_Entries with chart source code_:
★ ★ ★ ★ ★ ★ ★

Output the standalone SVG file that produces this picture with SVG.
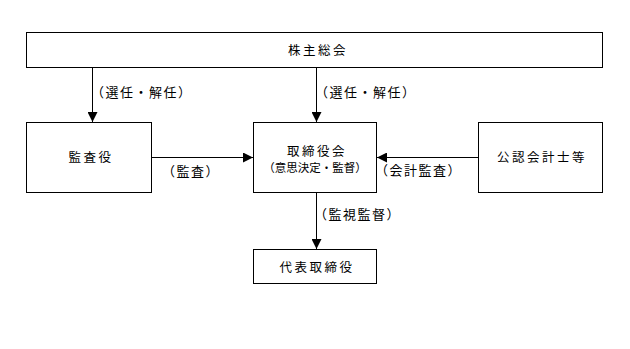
<svg xmlns="http://www.w3.org/2000/svg" width="630" height="349" viewBox="0 0 630 349">
<style>
.box{fill:#fff;stroke:#000;stroke-width:1}
.t{font-family:"Noto Sans CJK JP","Noto Sans CJK SC",sans-serif;font-size:12.5px;fill:#000;text-anchor:middle;letter-spacing:2.5px}
.l{font-family:"Noto Sans CJK JP","Noto Sans CJK SC",sans-serif;font-size:13px;fill:#000;letter-spacing:1.5px}
.s{font-family:"Noto Sans CJK JP","Noto Sans CJK SC",sans-serif;font-size:11.5px;fill:#000;text-anchor:middle}
.c{stroke:#000;stroke-width:1;fill:none}
</style>
<defs>
<marker id="ah" viewBox="0 0 10 10" refX="10" refY="5" markerWidth="10" markerHeight="10" markerUnits="userSpaceOnUse" orient="auto">
<path d="M0,0 L10,5 L0,10 Z" fill="#000"/>
</marker>
</defs>
<g id="connectors">
<line class="c" x1="92.5" y1="67" x2="92.5" y2="122" marker-end="url(#ah)"/>
<line class="c" x1="316.5" y1="67" x2="316.5" y2="122" marker-end="url(#ah)"/>
<line class="c" x1="152" y1="157.5" x2="253" y2="157.5" marker-end="url(#ah)"/>
<line class="c" x1="478" y1="157.5" x2="377" y2="157.5" marker-end="url(#ah)"/>
<line class="c" x1="316.5" y1="192" x2="316.5" y2="249" marker-end="url(#ah)"/>
<text class="l" x="91" y="97">（選任・解任）</text>
<text class="l" x="315" y="97">（選任・解任）</text>
<text class="l" x="162" y="176">（監査）</text>
<text class="l" x="375" y="175">（会計監査）</text>
<text class="l" x="314" y="219">（監視監督）</text>
</g>
<g id="n1"><rect class="box" x="26.5" y="32.5" width="576" height="35"/><text class="t" x="318" y="55">株主総会</text></g>
<g id="n2"><rect class="box" x="26.5" y="122.5" width="125" height="70"/><text class="t" x="91" y="162">監査役</text></g>
<g id="n3"><rect class="box" x="253.5" y="122.5" width="123" height="70"/><text class="t" x="317" y="156">取締役会</text><text class="s" x="315" y="172">（意思決定・監督）</text></g>
<g id="n4"><rect class="box" x="478.5" y="122.5" width="124" height="70"/><text class="t" x="542" y="162">公認会計士等</text></g>
<g id="n5"><rect class="box" x="253.5" y="249.5" width="123" height="34"/><text class="t" x="317" y="272">代表取締役</text></g>
</svg>
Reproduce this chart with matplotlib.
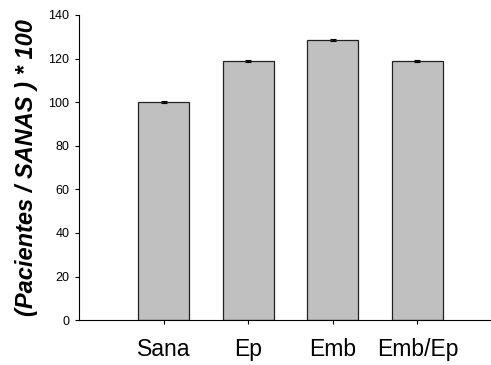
import matplotlib.pyplot as plt
import numpy as np

plt.rcParams['font.family'] = ['Liberation Sans', 'DejaVu Sans']

grupos = ['Sana', 'Ep', 'Emb', 'Emb/Ep']
valores = [100.0, 118.9, 128.5, 118.9]
errores = [0.3, 0.3, 0.5, 0.4]

fig = plt.figure(figsize=(4.91, 3.65), dpi=100)
ax = fig.add_axes([0.161, 0.123, 0.839, 0.836])

x = np.arange(1, len(grupos) + 1)
ax.bar(x, valores, 0.6, color='#c0c0c0', edgecolor='#222222', linewidth=0.9,
       yerr=errores, error_kw=dict(ecolor='black', elinewidth=0.8, capsize=2, capthick=0.8))

ax.set_xlim(0, 4.87)
ax.set_ylim(0, 140)
ax.set_yticks(range(0, 141, 20))
ax.set_xticks(x)
ax.set_xticklabels(grupos, fontsize=16.5)
ax.tick_params(axis='y', labelsize=9, length=3, width=0.8, direction='out', pad=4)
ax.tick_params(axis='x', length=3, width=0.8, direction='out', pad=10)

ax.spines['top'].set_visible(False)
ax.spines['right'].set_visible(False)
ax.spines['left'].set_linewidth(0.8)
ax.spines['bottom'].set_linewidth(0.8)

ax.set_ylabel('(Pacientes / SANAS ) * 100', fontsize=17, fontweight='bold',
              fontstyle='italic')
ax.yaxis.set_label_coords(-0.1, 0.5)

plt.savefig('out.png', dpi=100)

★ ★ ★ ★ ★ ★ ★

_Task brief_: Give the lines above again exactly, from the one containing "Reproduce this chart with matplotlib." to the one containing "ax = fig.add_axes([0.161, 0.123, 0.839, 0.836])", both included, but leave out the pictures.

_In response_:
Reproduce this chart with matplotlib.
import matplotlib.pyplot as plt
import numpy as np

plt.rcParams['font.family'] = ['Liberation Sans', 'DejaVu Sans']

grupos = ['Sana', 'Ep', 'Emb', 'Emb/Ep']
valores = [100.0, 118.9, 128.5, 118.9]
errores = [0.3, 0.3, 0.5, 0.4]

fig = plt.figure(figsize=(4.91, 3.65), dpi=100)
ax = fig.add_axes([0.161, 0.123, 0.839, 0.836])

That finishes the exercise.